**Task statement:** In the records below, begin at the line containing "What seaborn and" and end at the line containing "33, 24, 18, 3, 2, 0]"; quote every line in that span exactly, including both boundary lines, and no others.

**Data listing:**
====================
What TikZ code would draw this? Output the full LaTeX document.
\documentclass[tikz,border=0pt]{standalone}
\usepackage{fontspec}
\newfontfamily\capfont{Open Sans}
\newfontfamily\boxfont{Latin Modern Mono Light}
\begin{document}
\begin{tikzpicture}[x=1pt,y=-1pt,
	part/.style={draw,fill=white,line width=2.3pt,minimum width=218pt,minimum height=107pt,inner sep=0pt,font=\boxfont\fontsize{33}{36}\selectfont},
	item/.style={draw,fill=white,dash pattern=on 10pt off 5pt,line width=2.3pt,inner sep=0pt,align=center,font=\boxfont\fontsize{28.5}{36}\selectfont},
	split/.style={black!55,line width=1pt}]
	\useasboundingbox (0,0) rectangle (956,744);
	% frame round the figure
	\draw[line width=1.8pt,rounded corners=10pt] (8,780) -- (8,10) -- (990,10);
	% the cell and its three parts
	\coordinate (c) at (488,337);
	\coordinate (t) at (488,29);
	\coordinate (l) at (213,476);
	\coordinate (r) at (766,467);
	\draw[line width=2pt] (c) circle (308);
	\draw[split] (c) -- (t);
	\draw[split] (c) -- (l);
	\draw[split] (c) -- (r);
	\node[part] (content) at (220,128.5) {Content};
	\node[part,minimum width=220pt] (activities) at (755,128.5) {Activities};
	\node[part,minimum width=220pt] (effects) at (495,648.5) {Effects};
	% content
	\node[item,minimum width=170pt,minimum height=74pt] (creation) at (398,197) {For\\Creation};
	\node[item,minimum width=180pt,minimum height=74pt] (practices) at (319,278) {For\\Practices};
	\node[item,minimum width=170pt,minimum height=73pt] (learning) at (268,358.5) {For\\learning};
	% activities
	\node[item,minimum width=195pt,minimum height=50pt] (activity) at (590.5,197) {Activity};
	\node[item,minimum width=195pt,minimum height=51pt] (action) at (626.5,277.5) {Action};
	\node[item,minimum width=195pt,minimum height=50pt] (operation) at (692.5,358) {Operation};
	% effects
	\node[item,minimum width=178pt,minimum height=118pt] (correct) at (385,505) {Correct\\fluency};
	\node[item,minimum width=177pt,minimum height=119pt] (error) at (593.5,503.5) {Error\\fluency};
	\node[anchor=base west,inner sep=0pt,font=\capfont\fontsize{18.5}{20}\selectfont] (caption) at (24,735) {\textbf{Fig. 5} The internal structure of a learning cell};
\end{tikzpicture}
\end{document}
====================
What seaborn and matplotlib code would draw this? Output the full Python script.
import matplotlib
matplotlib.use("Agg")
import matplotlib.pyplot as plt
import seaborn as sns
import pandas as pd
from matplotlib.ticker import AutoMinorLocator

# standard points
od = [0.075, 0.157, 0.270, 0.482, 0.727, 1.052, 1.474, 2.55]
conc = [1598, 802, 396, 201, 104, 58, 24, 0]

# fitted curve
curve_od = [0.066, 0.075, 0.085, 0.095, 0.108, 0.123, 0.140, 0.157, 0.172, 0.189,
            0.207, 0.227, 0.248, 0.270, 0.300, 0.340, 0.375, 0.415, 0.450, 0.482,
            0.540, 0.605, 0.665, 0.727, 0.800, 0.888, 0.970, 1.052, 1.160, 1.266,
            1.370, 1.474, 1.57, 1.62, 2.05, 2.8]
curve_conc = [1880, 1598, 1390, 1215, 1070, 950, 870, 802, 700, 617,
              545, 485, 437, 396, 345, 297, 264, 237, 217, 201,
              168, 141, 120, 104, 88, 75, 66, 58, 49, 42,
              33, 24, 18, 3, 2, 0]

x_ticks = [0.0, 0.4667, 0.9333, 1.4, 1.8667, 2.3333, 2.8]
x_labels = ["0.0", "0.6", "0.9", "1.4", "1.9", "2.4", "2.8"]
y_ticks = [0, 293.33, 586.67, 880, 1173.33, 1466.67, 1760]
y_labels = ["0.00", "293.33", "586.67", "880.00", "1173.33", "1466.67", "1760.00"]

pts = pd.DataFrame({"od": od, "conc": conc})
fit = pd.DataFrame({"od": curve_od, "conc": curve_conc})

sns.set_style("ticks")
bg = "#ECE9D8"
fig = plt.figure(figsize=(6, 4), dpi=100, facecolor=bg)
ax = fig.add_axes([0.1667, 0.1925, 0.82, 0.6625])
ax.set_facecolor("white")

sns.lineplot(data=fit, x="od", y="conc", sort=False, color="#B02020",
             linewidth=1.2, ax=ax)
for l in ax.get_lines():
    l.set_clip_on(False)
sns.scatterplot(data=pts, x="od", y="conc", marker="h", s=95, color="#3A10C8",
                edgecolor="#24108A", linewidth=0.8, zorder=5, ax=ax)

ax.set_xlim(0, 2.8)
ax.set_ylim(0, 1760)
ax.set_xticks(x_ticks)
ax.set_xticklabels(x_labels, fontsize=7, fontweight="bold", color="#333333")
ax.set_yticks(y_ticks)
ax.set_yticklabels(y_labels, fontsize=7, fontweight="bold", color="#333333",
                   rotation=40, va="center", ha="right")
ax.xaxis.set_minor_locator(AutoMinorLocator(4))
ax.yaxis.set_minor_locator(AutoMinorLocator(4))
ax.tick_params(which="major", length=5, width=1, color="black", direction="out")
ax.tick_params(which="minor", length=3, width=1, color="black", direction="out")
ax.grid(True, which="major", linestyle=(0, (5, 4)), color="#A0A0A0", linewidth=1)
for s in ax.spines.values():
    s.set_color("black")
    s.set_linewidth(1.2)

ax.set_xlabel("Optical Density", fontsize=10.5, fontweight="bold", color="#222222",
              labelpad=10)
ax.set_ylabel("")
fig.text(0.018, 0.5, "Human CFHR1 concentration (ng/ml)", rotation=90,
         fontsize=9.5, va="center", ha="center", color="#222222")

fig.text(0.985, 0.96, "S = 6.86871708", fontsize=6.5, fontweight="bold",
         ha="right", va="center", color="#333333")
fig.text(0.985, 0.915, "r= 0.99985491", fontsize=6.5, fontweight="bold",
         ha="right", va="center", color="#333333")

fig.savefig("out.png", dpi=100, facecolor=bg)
====================
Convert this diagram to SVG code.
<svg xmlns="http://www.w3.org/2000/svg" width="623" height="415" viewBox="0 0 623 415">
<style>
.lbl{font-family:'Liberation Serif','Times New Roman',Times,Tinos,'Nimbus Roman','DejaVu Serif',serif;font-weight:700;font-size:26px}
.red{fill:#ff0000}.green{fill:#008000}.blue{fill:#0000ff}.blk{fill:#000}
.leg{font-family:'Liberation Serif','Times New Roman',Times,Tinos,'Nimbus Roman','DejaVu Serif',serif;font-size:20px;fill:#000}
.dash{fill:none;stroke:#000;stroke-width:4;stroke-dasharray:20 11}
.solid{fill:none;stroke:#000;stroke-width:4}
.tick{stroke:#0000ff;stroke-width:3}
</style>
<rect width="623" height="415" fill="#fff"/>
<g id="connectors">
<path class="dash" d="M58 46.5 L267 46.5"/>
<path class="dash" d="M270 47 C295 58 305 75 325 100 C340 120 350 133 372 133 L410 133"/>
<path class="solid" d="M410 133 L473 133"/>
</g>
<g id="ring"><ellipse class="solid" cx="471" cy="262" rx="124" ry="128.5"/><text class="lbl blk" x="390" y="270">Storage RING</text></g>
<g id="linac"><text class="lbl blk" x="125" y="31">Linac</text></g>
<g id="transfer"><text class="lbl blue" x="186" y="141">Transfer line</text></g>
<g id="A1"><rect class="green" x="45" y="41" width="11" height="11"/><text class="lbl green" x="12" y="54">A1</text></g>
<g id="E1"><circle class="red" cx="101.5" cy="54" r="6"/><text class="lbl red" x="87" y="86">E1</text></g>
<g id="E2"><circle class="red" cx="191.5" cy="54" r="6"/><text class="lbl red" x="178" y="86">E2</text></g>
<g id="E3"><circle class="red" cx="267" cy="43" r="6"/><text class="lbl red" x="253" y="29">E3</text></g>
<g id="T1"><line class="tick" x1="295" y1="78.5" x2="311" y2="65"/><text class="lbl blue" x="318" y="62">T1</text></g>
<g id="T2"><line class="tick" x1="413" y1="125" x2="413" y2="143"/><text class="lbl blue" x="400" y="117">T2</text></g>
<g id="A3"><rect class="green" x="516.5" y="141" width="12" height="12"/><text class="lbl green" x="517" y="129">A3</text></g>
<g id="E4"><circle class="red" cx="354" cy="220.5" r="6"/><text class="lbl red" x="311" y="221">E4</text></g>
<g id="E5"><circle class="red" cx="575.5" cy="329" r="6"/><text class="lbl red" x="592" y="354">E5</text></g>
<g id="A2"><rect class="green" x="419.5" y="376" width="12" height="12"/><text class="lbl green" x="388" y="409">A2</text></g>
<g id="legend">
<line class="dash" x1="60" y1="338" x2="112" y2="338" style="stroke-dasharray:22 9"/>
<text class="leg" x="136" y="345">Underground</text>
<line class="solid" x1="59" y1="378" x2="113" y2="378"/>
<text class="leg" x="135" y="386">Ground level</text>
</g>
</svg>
====================
**Written response:**
What seaborn and matplotlib code would draw this? Output the full Python script.
import matplotlib
matplotlib.use("Agg")
import matplotlib.pyplot as plt
import seaborn as sns
import pandas as pd
from matplotlib.ticker import AutoMinorLocator

# standard points
od = [0.075, 0.157, 0.270, 0.482, 0.727, 1.052, 1.474, 2.55]
conc = [1598, 802, 396, 201, 104, 58, 24, 0]

# fitted curve
curve_od = [0.066, 0.075, 0.085, 0.095, 0.108, 0.123, 0.140, 0.157, 0.172, 0.189,
            0.207, 0.227, 0.248, 0.270, 0.300, 0.340, 0.375, 0.415, 0.450, 0.482,
            0.540, 0.605, 0.665, 0.727, 0.800, 0.888, 0.970, 1.052, 1.160, 1.266,
            1.370, 1.474, 1.57, 1.62, 2.05, 2.8]
curve_conc = [1880, 1598, 1390, 1215, 1070, 950, 870, 802, 700, 617,
              545, 485, 437, 396, 345, 297, 264, 237, 217, 201,
              168, 141, 120, 104, 88, 75, 66, 58, 49, 42,
              33, 24, 18, 3, 2, 0]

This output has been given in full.